Plotting code records
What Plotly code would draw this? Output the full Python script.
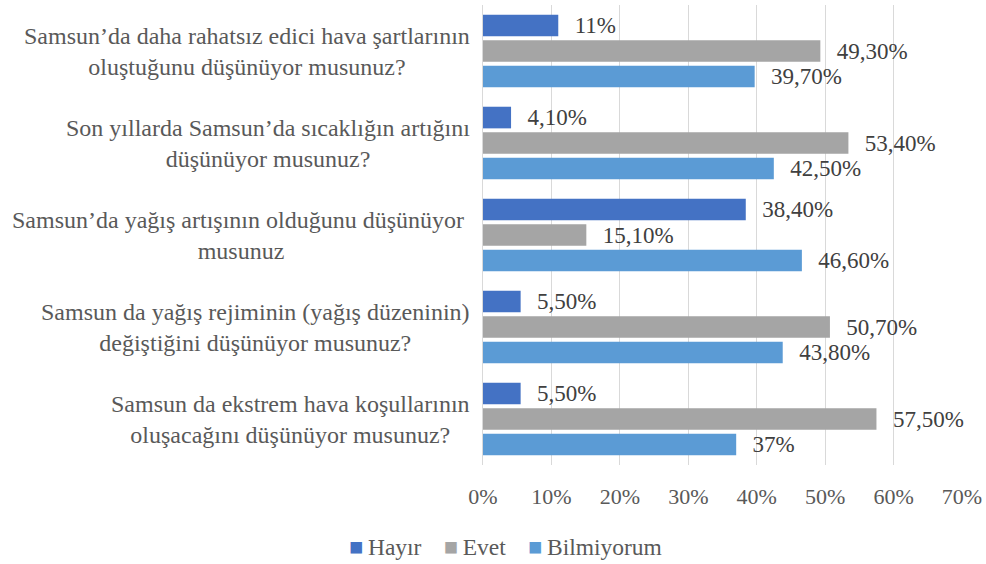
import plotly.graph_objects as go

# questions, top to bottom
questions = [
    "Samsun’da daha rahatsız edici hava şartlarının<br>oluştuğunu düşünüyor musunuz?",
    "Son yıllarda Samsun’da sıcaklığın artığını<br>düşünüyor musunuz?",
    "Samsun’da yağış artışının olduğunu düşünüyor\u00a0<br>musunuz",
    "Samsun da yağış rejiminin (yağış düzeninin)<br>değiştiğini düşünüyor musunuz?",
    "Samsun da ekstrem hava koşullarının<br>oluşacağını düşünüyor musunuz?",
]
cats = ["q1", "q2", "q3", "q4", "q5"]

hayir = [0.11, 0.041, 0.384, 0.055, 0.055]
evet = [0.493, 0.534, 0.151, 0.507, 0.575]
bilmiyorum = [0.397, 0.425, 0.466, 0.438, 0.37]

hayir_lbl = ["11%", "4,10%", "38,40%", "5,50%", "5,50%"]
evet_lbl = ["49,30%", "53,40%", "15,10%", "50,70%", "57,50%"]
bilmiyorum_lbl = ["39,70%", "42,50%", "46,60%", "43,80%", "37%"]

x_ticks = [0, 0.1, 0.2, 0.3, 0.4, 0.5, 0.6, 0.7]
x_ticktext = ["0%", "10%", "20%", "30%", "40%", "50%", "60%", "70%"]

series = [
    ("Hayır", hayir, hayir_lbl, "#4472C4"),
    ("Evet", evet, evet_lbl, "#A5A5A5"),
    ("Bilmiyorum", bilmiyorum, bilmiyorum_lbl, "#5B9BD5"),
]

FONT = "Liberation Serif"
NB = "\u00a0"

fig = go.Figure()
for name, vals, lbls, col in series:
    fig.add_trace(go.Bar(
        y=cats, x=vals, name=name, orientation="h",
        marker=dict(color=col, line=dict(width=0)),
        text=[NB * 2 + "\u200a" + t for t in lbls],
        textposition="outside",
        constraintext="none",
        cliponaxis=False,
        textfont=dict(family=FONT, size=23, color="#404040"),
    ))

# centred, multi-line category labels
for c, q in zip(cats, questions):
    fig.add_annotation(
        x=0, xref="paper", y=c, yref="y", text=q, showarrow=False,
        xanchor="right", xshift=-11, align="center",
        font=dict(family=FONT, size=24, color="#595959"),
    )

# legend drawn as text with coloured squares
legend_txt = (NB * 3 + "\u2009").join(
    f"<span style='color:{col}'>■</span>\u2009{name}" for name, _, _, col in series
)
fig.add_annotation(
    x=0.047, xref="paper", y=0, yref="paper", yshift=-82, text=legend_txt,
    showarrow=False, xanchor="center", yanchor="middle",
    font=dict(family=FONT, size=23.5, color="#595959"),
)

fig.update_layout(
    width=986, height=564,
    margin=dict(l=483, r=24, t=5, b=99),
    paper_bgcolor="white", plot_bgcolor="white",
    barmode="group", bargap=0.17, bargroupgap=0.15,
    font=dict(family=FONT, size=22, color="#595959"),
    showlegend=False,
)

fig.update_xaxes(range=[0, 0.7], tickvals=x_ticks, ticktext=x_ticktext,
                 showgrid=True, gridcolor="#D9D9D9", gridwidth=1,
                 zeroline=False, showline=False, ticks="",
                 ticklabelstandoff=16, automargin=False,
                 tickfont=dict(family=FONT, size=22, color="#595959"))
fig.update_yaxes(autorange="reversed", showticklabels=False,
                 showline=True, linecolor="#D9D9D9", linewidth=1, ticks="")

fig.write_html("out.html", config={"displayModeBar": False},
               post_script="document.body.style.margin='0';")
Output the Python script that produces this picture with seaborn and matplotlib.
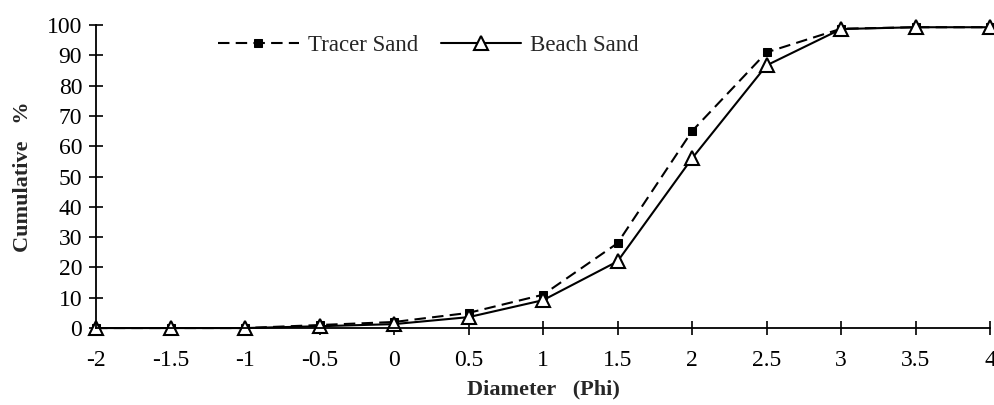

* Task requirements:
Strip out the images, then output the records above word for word.

* Finished task:
What Plotly code would draw this? Output the full Python script.
import plotly.graph_objects as go

# questions, top to bottom
questions = [
    "Samsun’da daha rahatsız edici hava şartlarının<br>oluştuğunu düşünüyor musunuz?",
    "Son yıllarda Samsun’da sıcaklığın artığını<br>düşünüyor musunuz?",
    "Samsun’da yağış artışının olduğunu düşünüyor\u00a0<br>musunuz",
    "Samsun da yağış rejiminin (yağış düzeninin)<br>değiştiğini düşünüyor musunuz?",
    "Samsun da ekstrem hava koşullarının<br>oluşacağını düşünüyor musunuz?",
]
cats = ["q1", "q2", "q3", "q4", "q5"]

hayir = [0.11, 0.041, 0.384, 0.055, 0.055]
evet = [0.493, 0.534, 0.151, 0.507, 0.575]
bilmiyorum = [0.397, 0.425, 0.466, 0.438, 0.37]

hayir_lbl = ["11%", "4,10%", "38,40%", "5,50%", "5,50%"]
evet_lbl = ["49,30%", "53,40%", "15,10%", "50,70%", "57,50%"]
bilmiyorum_lbl = ["39,70%", "42,50%", "46,60%", "43,80%", "37%"]

x_ticks = [0, 0.1, 0.2, 0.3, 0.4, 0.5, 0.6, 0.7]
x_ticktext = ["0%", "10%", "20%", "30%", "40%", "50%", "60%", "70%"]

series = [
    ("Hayır", hayir, hayir_lbl, "#4472C4"),
    ("Evet", evet, evet_lbl, "#A5A5A5"),
    ("Bilmiyorum", bilmiyorum, bilmiyorum_lbl, "#5B9BD5"),
]

FONT = "Liberation Serif"
NB = "\u00a0"

fig = go.Figure()
for name, vals, lbls, col in series:
    fig.add_trace(go.Bar(
        y=cats, x=vals, name=name, orientation="h",
        marker=dict(color=col, line=dict(width=0)),
        text=[NB * 2 + "\u200a" + t for t in lbls],
        textposition="outside",
        constraintext="none",
        cliponaxis=False,
        textfont=dict(family=FONT, size=23, color="#404040"),
    ))

# centred, multi-line category labels
for c, q in zip(cats, questions):
    fig.add_annotation(
        x=0, xref="paper", y=c, yref="y", text=q, showarrow=False,
        xanchor="right", xshift=-11, align="center",
        font=dict(family=FONT, size=24, color="#595959"),
    )

# legend drawn as text with coloured squares
legend_txt = (NB * 3 + "\u2009").join(
    f"<span style='color:{col}'>■</span>\u2009{name}" for name, _, _, col in series
)
fig.add_annotation(
    x=0.047, xref="paper", y=0, yref="paper", yshift=-82, text=legend_txt,
    showarrow=False, xanchor="center", yanchor="middle",
    font=dict(family=FONT, size=23.5, color="#595959"),
)

fig.update_layout(
    width=986, height=564,
    margin=dict(l=483, r=24, t=5, b=99),
    paper_bgcolor="white", plot_bgcolor="white",
    barmode="group", bargap=0.17, bargroupgap=0.15,
    font=dict(family=FONT, size=22, color="#595959"),
    showlegend=False,
)

fig.update_xaxes(range=[0, 0.7], tickvals=x_ticks, ticktext=x_ticktext,
                 showgrid=True, gridcolor="#D9D9D9", gridwidth=1,
                 zeroline=False, showline=False, ticks="",
                 ticklabelstandoff=16, automargin=False,
                 tickfont=dict(family=FONT, size=22, color="#595959"))
fig.update_yaxes(autorange="reversed", showticklabels=False,
                 showline=True, linecolor="#D9D9D9", linewidth=1, ticks="")

fig.write_html("out.html", config={"displayModeBar": False},
               post_script="document.body.style.margin='0';")
Output the Python script that produces this picture with seaborn and matplotlib.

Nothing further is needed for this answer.